Der junge katholische Bischof lateinischen Ritus, der seit zwei Jahren an der Spitze des Bistums Charkiw-Saporischschja steht, engagiert sich seit Beginn des Krieges für die Bevölkerung, wie er in einem Interview mit Kirche in Not erklärt: „Neben dem Gebet und der täglichen Messe versuchen wir an den meisten Tagen, die Menschen in den Bunkern mit humanitärer Hilfe zu erreichen. Wir beladen Fahrzeuge, fahren durch die scheinbar menschenleere und völlig zerstörte Stadt und sprechen mit den Menschen, trösten sie, nehmen Beichten ab“. An zermürbenden Tagen verrichtet er von neun Uhr morgens bis vier Uhr nachmittags einen Job, der „unglaublich anstrengend ist, körperlich und vor allem geistig, weil er ständig unter Stress steht“.

„Unsere Kathedrale ist beschädigt; viele Fenster wurden während eines Luftangriffs durch den Druck herausgesprengt. Jetzt nutzen wir es als Lager für humanitäre Hilfsgüter. Wir beten in einer kleinen Kapelle. Aber wir können immer noch alle Toten begraben, Gott sei Dank.“

Die Kirchen in der Ukraine bieten bei Luftangriffen keinen sicheren Zufluchtsort, es sei denn, sie verfügen über ein sicheres Untergeschoss, so der Bischof, denn Sakralbauten werden genauso wenig respektiert wie andere zivile Ziele. „Nichts ist mehr heilig“, sagt er.

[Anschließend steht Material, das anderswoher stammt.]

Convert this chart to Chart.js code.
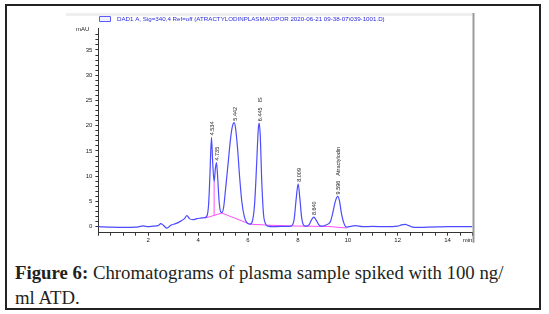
<!DOCTYPE html>
<html>
<head>
<meta charset="utf-8">
<script src="https://cdn.jsdelivr.net/npm/chart.js@4/dist/chart.umd.min.js"></script>
<style>
  html, body { margin: 0; padding: 0; background: #fff; }
  #wrap { position: relative; width: 549px; height: 314px; overflow: hidden; }
  #frame { position: absolute; left: 5px; top: 4px; width: 532px; height: 302px; border: 2px solid #222; }
  #chart { position: absolute; left: 0; top: 0; }
  #caption { position: absolute; left: 15px; top: 260px; font-family: "Liberation Serif", "DejaVu Serif", serif; font-size: 18.8px; line-height: 25px; color: #231f20; white-space: nowrap; }
</style>
</head>
<body>
<div id="wrap">
  <div id="frame"></div>
  <canvas id="chart" width="549" height="250"></canvas>
  <div id="caption"><b>Figure 6:</b> Chromatograms of plasma sample spiked with 100 ng/<br>ml ATD.</div>
</div>
<script>
// signal trace (min, mAU)
var traceTime = [0, 0.5, 1.0, 1.5, 1.8, 2.0, 2.2, 2.4, 2.5, 2.6, 2.75, 2.9, 3.1, 3.3, 3.45, 3.55, 3.65, 3.8, 3.95, 4.1,
  4.25, 4.35, 4.42, 4.47, 4.534, 4.58, 4.64, 4.69, 4.735, 4.78, 4.84, 4.9, 4.95, 5.02, 5.1, 5.2, 5.3, 5.38, 5.442, 5.5,
  5.58, 5.66, 5.75, 5.85, 5.95, 6.08, 6.18, 6.27, 6.35, 6.41, 6.445, 6.49, 6.55, 6.62, 6.7, 6.8, 7.0, 7.3, 7.6, 7.75,
  7.85, 7.93, 8.009, 8.08, 8.15, 8.25, 8.35, 8.45, 8.55, 8.64, 8.73, 8.85, 8.95, 9.1, 9.3, 9.4, 9.5, 9.596, 9.67, 9.75,
  9.85, 9.95, 10.05, 10.3, 10.6, 11.0, 11.5, 12.0, 12.15, 12.3, 12.45, 12.6, 12.8, 13.2, 13.6, 14.0, 14.5, 15.0];
var traceSignal = [0, -0.1, -0.15, -0.1, 0.15, 0.0, 0.1, 0.2, 0.6, 0.3, -0.3, 0.3, 0.6, 1.1, 1.6, 2.2, 1.6, 1.4, 1.6, 1.7,
  1.8, 2.1, 4.5, 10, 17.7, 13, 8.9, 11.5, 12.7, 10, 5, 3.0, 2.8, 3.8, 7.5, 12.5, 17.5, 20.0, 20.6, 19.5,
  15.5, 10, 5, 2, 0.8, 0.5, 1.2, 5, 13, 19.3, 20.5, 18, 9, 2.5, 0.6, 0.1, 0.0, 0.05, 0.05, 0.2,
  1.5, 5.5, 8.5, 5.5, 1.8, 0.2, 0.1, 0.4, 1.4, 1.9, 1.3, 0.3, 0.1, 0.3, 1.0, 2.8, 5.0, 6.0, 5.0, 2.5,
  0.6, -0.1, 0.0, 0.2, 0.0, 0.05, 0.0, 0.1, 0.35, 0.45, 0.2, -0.1, -0.15, -0.1, -0.05, 0.0, 0.0, 0.0];

// integration baseline (pink)
var baselineTime = [4.28, 4.95, 6.08, 6.8, 7.7, 8.3, 9.2, 9.95];
var baselineSignal = [1.7, 2.7, 0.5, 0.3, 0.15, 0.1, 0.05, -0.25];
var dropTime = [4.64, 4.64];
var dropSignal = [2.24, 8.9];

// peak annotations
var peakTimes = [4.534, 4.735, 5.442, 6.445, 8.009, 8.640, 9.596];
var peakHeights = [17.7, 12.7, 20.6, 20.5, 8.5, 1.9, 6.0];
var peakNames = ['', '', '', 'IS', '', '', 'Atractylodin'];

var signalLabel = 'DAD1 A, Sig=340,4 Ref=off (ATRACTYLODINPLASMA\\OPOR 2020-06-21 09-38-07\\039-1001.D)';

function pts(xs, ys) {
  return xs.map(function(x, i) { return {x: x, y: ys[i]}; });
}

var tickFont = {family: 'Liberation Sans', size: 6};

var decor = {
  id: 'decor',
  afterDraw: function(chart) {
    var ctx = chart.ctx, a = chart.chartArea;
    var xs = chart.scales.x, ys = chart.scales.y;
    ctx.save();
    // header band
    ctx.fillStyle = '#efefef';
    ctx.fillRect(66, 13, a.right - 66, 3);
    // legend
    ctx.strokeStyle = '#5a5aff';
    ctx.fillStyle = '#f0f0ff';
    ctx.lineWidth = 1;
    ctx.beginPath();
    ctx.rect(99.5, 16.5, 11, 5);
    ctx.fill();
    ctx.stroke();
    ctx.fillStyle = '#2b2bdd';
    ctx.font = '6.2px "Liberation Sans"';
    ctx.textBaseline = 'middle';
    ctx.textAlign = 'left';
    ctx.fillText(chart.data.datasets[0].label, 117, 19);
    // right border
    ctx.fillStyle = '#9a9a9a';
    ctx.fillRect(a.right, 13, 2, a.bottom + 10 - 13);
    // units
    ctx.fillStyle = '#222';
    ctx.font = '6px "Liberation Sans"';
    ctx.textAlign = 'right';
    ctx.fillText('mAU', a.left - 9, a.top + 1);
    ctx.textAlign = 'center';
    ctx.fillText('min', a.right - 5, a.bottom + 8);
    // peak labels
    ctx.font = '5.5px "Liberation Sans"';
    ctx.textAlign = 'left';
    peakTimes.forEach(function(t, i) {
      var px = xs.getPixelForValue(t);
      var py = ys.getPixelForValue(peakHeights[i]);
      var txt = t.toFixed(3);
      ctx.save();
      ctx.translate(px + 1, py - 2);
      ctx.rotate(-Math.PI / 2);
      ctx.fillText(txt, 0, 0);
      if (peakNames[i]) {
        ctx.fillText(peakNames[i], ctx.measureText(txt).width + 5, 0);
      }
      ctx.restore();
    });
    ctx.restore();
  }
};

new Chart(document.getElementById('chart'), {
  type: 'line',
  data: {
    datasets: [{
      label: signalLabel,
      data: pts(traceTime, traceSignal),
      borderColor: '#4b4bff',
      borderWidth: 1.2,
      pointRadius: 0,
      cubicInterpolationMode: 'monotone',
      order: 1
    }, {
      label: 'baseline',
      data: pts(baselineTime, baselineSignal),
      borderColor: '#ff4dff',
      borderWidth: 1,
      pointRadius: 0,
      tension: 0,
      order: 2
    }, {
      label: 'drop',
      data: pts(dropTime, dropSignal),
      borderColor: '#ff4dff',
      borderWidth: 1,
      pointRadius: 0,
      tension: 0,
      order: 2
    }]
  },
  options: {
    responsive: false,
    animation: false,
    devicePixelRatio: 1,
    layout: { padding: { left: 0, right: 76.5, top: 28, bottom: 0 } },
    plugins: { legend: { display: false }, tooltip: { enabled: false } },
    scales: {
      x: {
        type: 'linear',
        min: 0,
        max: 15,
        afterFit: function(s) { s.height = 17.3; },
        grid: { drawOnChartArea: false, tickLength: 3, color: '#333' },
        border: { color: '#333' },
        ticks: {
          stepSize: 0.5,
          autoSkip: false,
          maxRotation: 0,
          padding: 1,
          font: tickFont,
          color: '#222',
          callback: function(v) { return (v > 0 && v < 15 && v % 2 === 0) ? v : ''; }
        }
      },
      y: {
        min: -1.19,
        max: 39.35,
        afterFit: function(s) { s.width = 98.4; },
        afterBuildTicks: function(s) {
          s.ticks = s.ticks.filter(function(t) { return Number.isInteger(t.value); });
        },
        grid: { drawOnChartArea: false, tickLength: 3, color: '#333' },
        border: { color: '#333' },
        ticks: {
          stepSize: 1,
          autoSkip: false,
          padding: 3,
          font: tickFont,
          color: '#222',
          callback: function(v) { return v % 5 === 0 ? v : ''; }
        }
      }
    }
  },
  plugins: [decor]
});
</script>
</body>
</html>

In Bezug auf die Verteidigung der Stadt erklärt der Bischof, dass die kleinsten Kinder und die Mütter an einen sicheren Ort gebracht wurden, während die Väter und älteren Söhne zurückblieben, um ihre Häuser und ihr Heimatland zu verteidigen. Trotz des Beschusses denkt Bischof Pavlo nicht daran, die Stadt zu verlassen: „Solange noch Gläubige in der Stadt sind, werde ich bei ihnen sein. Gott und mein Glaube werden mir die Kraft dazu geben. Wir, die Priester, sind nicht bewaffnet. Wir sind Kirchenleute. Unsere Waffen sind das Wort Gottes und das Gebet“.